■ THE TASK
Only the lines from the start of the data to the line containing "canada_leadership = [26.6, 28.0, 31.0, 27.0]", both included, should be output, exactly and without pictures.

■ DATA LINES
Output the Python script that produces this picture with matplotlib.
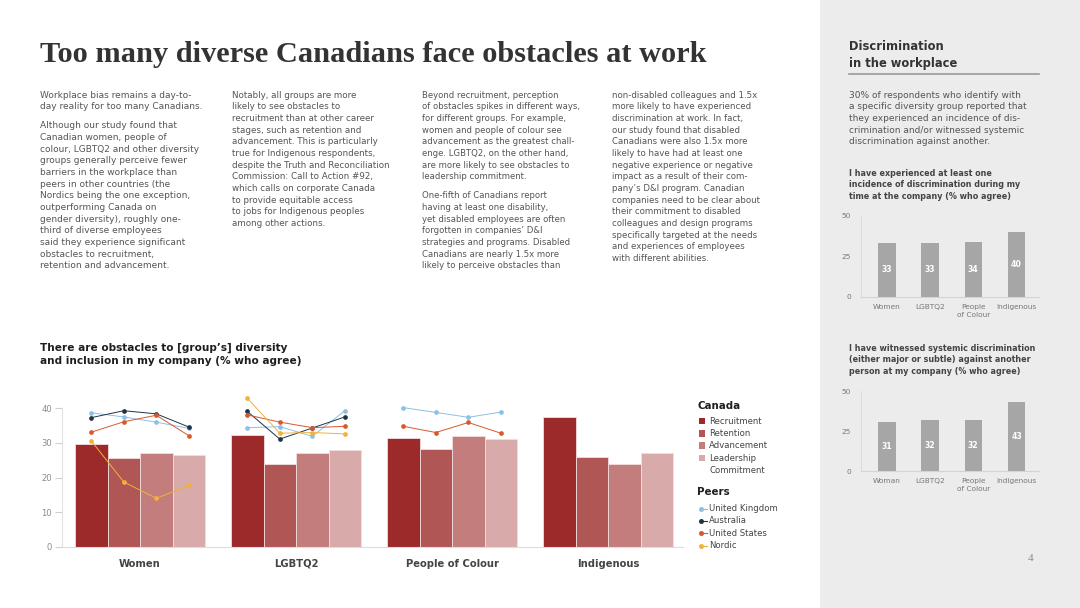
import numpy as np
import matplotlib
matplotlib.use("Agg")
import matplotlib.pyplot as plt
from matplotlib.patches import Rectangle

plt.rcParams['font.family'] = ['DejaVu Sans']

# ---------------------------------------------------------
# Data
# ---------------------------------------------------------
groups = ['Women', 'LGBTQ2', 'People of Colour', 'Indigenous']
stages = ['Recruitment', 'Retention', 'Advancement', 'Leadership\nCommitment']

canada_recruitment = [29.8, 32.3, 31.3, 37.4]
canada_retention = [25.6, 23.9, 28.2, 25.8]
canada_advancement = [27.1, 27.0, 32.1, 23.9]
canada_leadership = [26.6, 28.0, 31.0, 27.0]

# peers: one row per group, values per stage (nan = not reported)
nan = np.nan
uk = [[38.7, 37.5, 36.0, 34.2], [34.4, 34.7, 31.9, 39.3],
      [40.2, 38.8, 37.4, 38.9], [nan, nan, nan, nan]]
australia = [[37.3, 39.3, 38.4, 34.6], [39.1, 31.1, 34.3, 37.5],
             [nan, nan, nan, nan], [nan, nan, nan, nan]]
us = [[33.1, 36.1, 38.0, 32.1], [38.1, 36.0, 34.4, 34.8],
      [34.8, 33.0, 35.9, 32.8], [nan, nan, nan, nan]]
nordic = [[30.6, 18.7, 14.0, 17.7], [42.9, 32.8, 33.0, 32.6],
          [nan, nan, nan, nan], [nan, nan, nan, nan]]

small_labels_1 = ['Women', 'LGBTQ2', 'People\nof Colour', 'Indigenous']
experienced = [33, 33, 34, 40]
small_labels_2 = ['Woman', 'LGBTQ2', 'People\nof Colour', 'Indigenous']
witnessed = [31, 32, 32, 43]

bar_colors = ['#9c2a2a', '#b05654', '#c37d7c', '#d8aaaa']
peer_names = ['United Kingdom', 'Australia', 'United States', 'Nordic']
peer_colors = ['#8ec0e4', '#1d3645', '#d9582c', '#f1b13a']

# ---------------------------------------------------------
# Text
# ---------------------------------------------------------
col1 = [["Workplace bias remains a day-to-", "day reality for too many Canadians."],
        ["Although our study found that", "Canadian women, people of",
         "colour, LGBTQ2 and other diversity", "groups generally perceive fewer",
         "barriers in the workplace than", "peers in other countries (the",
         "Nordics being the one exception,", "outperforming Canada on",
         "gender diversity), roughly one-", "third of diverse employees",
         "said they experience significant", "obstacles to recruitment,",
         "retention and advancement."]]
col2 = [["Notably, all groups are more", "likely to see obstacles to",
         "recruitment than at other career", "stages, such as retention and",
         "advancement. This is particularly", "true for Indigenous respondents,",
         "despite the Truth and Reconciliation", "Commission: Call to Action #92,",
         "which calls on corporate Canada", "to provide equitable access",
         "to jobs for Indigenous peoples", "among other actions."]]
col3 = [["Beyond recruitment, perception", "of obstacles spikes in different ways,",
         "for different groups. For example,", "women and people of colour see",
         "advancement as the greatest chall-", "enge. LGBTQ2, on the other hand,",
         "are more likely to see obstacles to", "leadership commitment."],
        ["One-fifth of Canadians report", "having at least one disability,",
         "yet disabled employees are often", "forgotten in companies\u2019 D&I",
         "strategies and programs. Disabled", "Canadians are nearly 1.5x more",
         "likely to perceive obstacles than"]]
col4 = [["non-disabled colleagues and 1.5x", "more likely to have experienced",
         "discrimination at work. In fact,", "our study found that disabled",
         "Canadians were also 1.5x more", "likely to have had at least one",
         "negative experience or negative", "impact as a result of their com-",
         "pany\u2019s D&I program. Canadian", "companies need to be clear about",
         "their commitment to disabled", "colleagues and design programs",
         "specifically targeted at the needs", "and experiences of employees",
         "with different abilities."]]
side_para = [["30% of respondents who identify with", "a specific diversity group reported that",
              "they experienced an incidence of dis-", "crimination and/or witnessed systemic",
              "discrimination against another."]]

W, H = 1080, 608
fig = plt.figure(figsize=(W / 100, H / 100), dpi=100)


def rect(x0, y_top, x1, y_bot):
    # pixel box -> figure fraction
    return [x0 / W, 1 - y_bot / H, (x1 - x0) / W, (y_bot - y_top) / H]


# background / overlay axes in pixel coordinates
bg = fig.add_axes([0, 0, 1, 1], zorder=0)
bg.set_xlim(0, W)
bg.set_ylim(H, 0)
bg.axis('off')
bg.add_patch(Rectangle((820, 0), 260, H, color='#ececec', lw=0))


def block(x, y0, paras, size=6.25, color='#555555', weight='normal', step=11.67, gap=7.5):
    y = y0
    for p in paras:
        for line in p:
            bg.text(x, y + 2.6, line, fontsize=size, color=color, weight=weight,
                    va='baseline', ha='left')
            y += step
        y += gap


bg.text(40, 62, 'Too many diverse Canadians face obstacles at work', fontsize=21.9,
        family='Liberation Serif', weight='bold', color='#333333', va='baseline')

block(40, 95, col1, size=6.5)
block(231.5, 95, col2, size=6.3)
block(422, 95, col3, size=6.15)
block(612, 95, col4)

bg.text(849, 50.5, 'Discrimination', fontsize=8.3, weight='bold', color='#333333', va='baseline')
bg.text(849, 67, 'in the workplace', fontsize=8.3, weight='bold', color='#333333', va='baseline')
bg.plot([849, 1039], [73.5, 73.5], color='#9a9a9a', lw=1.2)
block(849, 95, side_para, size=6.5)
block(849, 173, [["I have experienced at least one", "incidence of discrimination during my",
                  "time at the company (% who agree)"]], size=5.75, color='#444444', weight='bold')
block(849, 348, [["I have witnessed systemic discrimination", "(either major or subtle) against another",
                  "person at my company (% who agree)"]], size=5.75, color='#444444', weight='bold')

block(40, 348.5, [["There are obstacles to [group\u2019s] diversity",
                   "and inclusion in my company (% who agree)"]], size=7.55, color='#1e1e1e',
      weight='bold', step=13)

bg.text(1031, 561, '4', fontsize=8, family='Liberation Serif', color='#8a8a8a', ha='center')

# legend
bg.text(697.5, 409, 'Canada', fontsize=7.4, weight='bold', color='#1e1e1e', va='baseline')
ly = [421, 433.5, 445.5, 458]
for i, lab in enumerate(stages):
    bg.add_patch(Rectangle((698.5, ly[i] - 3.2), 6.4, 6.4, color=bar_colors[i], lw=0))
    for k, part in enumerate(lab.split('\n')):
        bg.text(709, ly[i] + 2.6 + k * 12, part, fontsize=6.1, color='#444444', va='baseline')
bg.text(697.5, 495, 'Peers', fontsize=7.4, weight='bold', color='#1e1e1e', va='baseline')
py = [508.5, 520.8, 533.2, 545.5]
for i, lab in enumerate(peer_names):
    bg.plot([700.5, 706.5], [py[i], py[i]], color=peer_colors[i], lw=0.8)
    bg.plot([700.5], [py[i]], 'o', color=peer_colors[i], ms=3.6, mew=0)
    bg.text(709, py[i] + 2.6, lab, fontsize=6.1, color='#444444', va='baseline')

# ---------------------------------------------------------
# Main chart
# ---------------------------------------------------------
ax = fig.add_axes(rect(62, 391.0, 683, 546.7), zorder=1)
ax.set_facecolor('none')
x = np.arange(len(groups))
w = 0.2083
series = [canada_recruitment, canada_retention, canada_advancement, canada_leadership]
for j, vals in enumerate(series):
    ax.bar(x + (j - 1.5) * w, vals, w, color=bar_colors[j], edgecolor='#f2dede', lw=0.6,
           zorder=2)
offs = (np.arange(4) - 1.5) * w
for peer, col in zip([uk, australia, us, nordic], peer_colors):
    for g in range(len(groups)):
        ax.plot(x[g] + offs, peer[g], color=col, lw=0.7, marker='o', ms=3.4, mew=0,
                zorder=3)

ax.set_xlim(-0.5, 3.48)
ax.set_ylim(0, 45)
ax.set_yticks([0, 10, 20, 30, 40])
ax.tick_params(axis='y', length=5, width=0.8, color='#d0d0d0', labelsize=6.1,
               labelcolor='#8a8a8a', pad=2)
ax.set_xticks(x)
ax.set_xticklabels(groups, fontsize=7.2, weight='bold', color='#444444')
for lbl in ax.get_xticklabels():
    lbl.set_va('baseline')
ax.tick_params(axis='x', length=0, pad=14.5)
for s in ['top', 'right']:
    ax.spines[s].set_visible(False)
ax.spines['left'].set_color('#e2e2e2')
ax.spines['left'].set_bounds(0, 40)
ax.spines['bottom'].set_color('#dddddd')


# ---------------------------------------------------------
# Side charts
# ---------------------------------------------------------
def side_chart(y_top, y_bot, vals, labels):
    a = fig.add_axes(rect(861, y_top, 1039, y_bot), zorder=1)
    a.set_facecolor('none')
    xs = np.arange(len(vals))
    a.bar(xs, vals, 0.4, color='#a6a6a6', zorder=2)
    for xi, v in zip(xs, vals):
        a.text(xi, v / 2, str(v), ha='center', va='center', color='white',
               fontsize=5.6, weight='bold')
    a.set_xlim(-0.6, 3.52)
    a.set_ylim(0, 50)
    a.set_yticks([0, 25, 50])
    a.tick_params(axis='y', length=0, labelsize=5.4, labelcolor='#777777', pad=7)
    a.set_xticks(xs)
    a.set_xticklabels(labels, fontsize=5.3, color='#777777', linespacing=1.4)
    a.tick_params(axis='x', length=0, pad=5)
    for s in ['top', 'right']:
        a.spines[s].set_visible(False)
    a.spines['left'].set_color('#dcdcdc')
    a.spines['bottom'].set_color('#d4d4d4')
    return a


side_chart(215.7, 296.7, experienced, small_labels_1)
side_chart(391.0, 471.3, witnessed, small_labels_2)

fig.savefig('out.png', dpi=100)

■ RESULT
Output the Python script that produces this picture with matplotlib.
import numpy as np
import matplotlib
matplotlib.use("Agg")
import matplotlib.pyplot as plt
from matplotlib.patches import Rectangle

plt.rcParams['font.family'] = ['DejaVu Sans']

# ---------------------------------------------------------
# Data
# ---------------------------------------------------------
groups = ['Women', 'LGBTQ2', 'People of Colour', 'Indigenous']
stages = ['Recruitment', 'Retention', 'Advancement', 'Leadership\nCommitment']

canada_recruitment = [29.8, 32.3, 31.3, 37.4]
canada_retention = [25.6, 23.9, 28.2, 25.8]
canada_advancement = [27.1, 27.0, 32.1, 23.9]
canada_leadership = [26.6, 28.0, 31.0, 27.0]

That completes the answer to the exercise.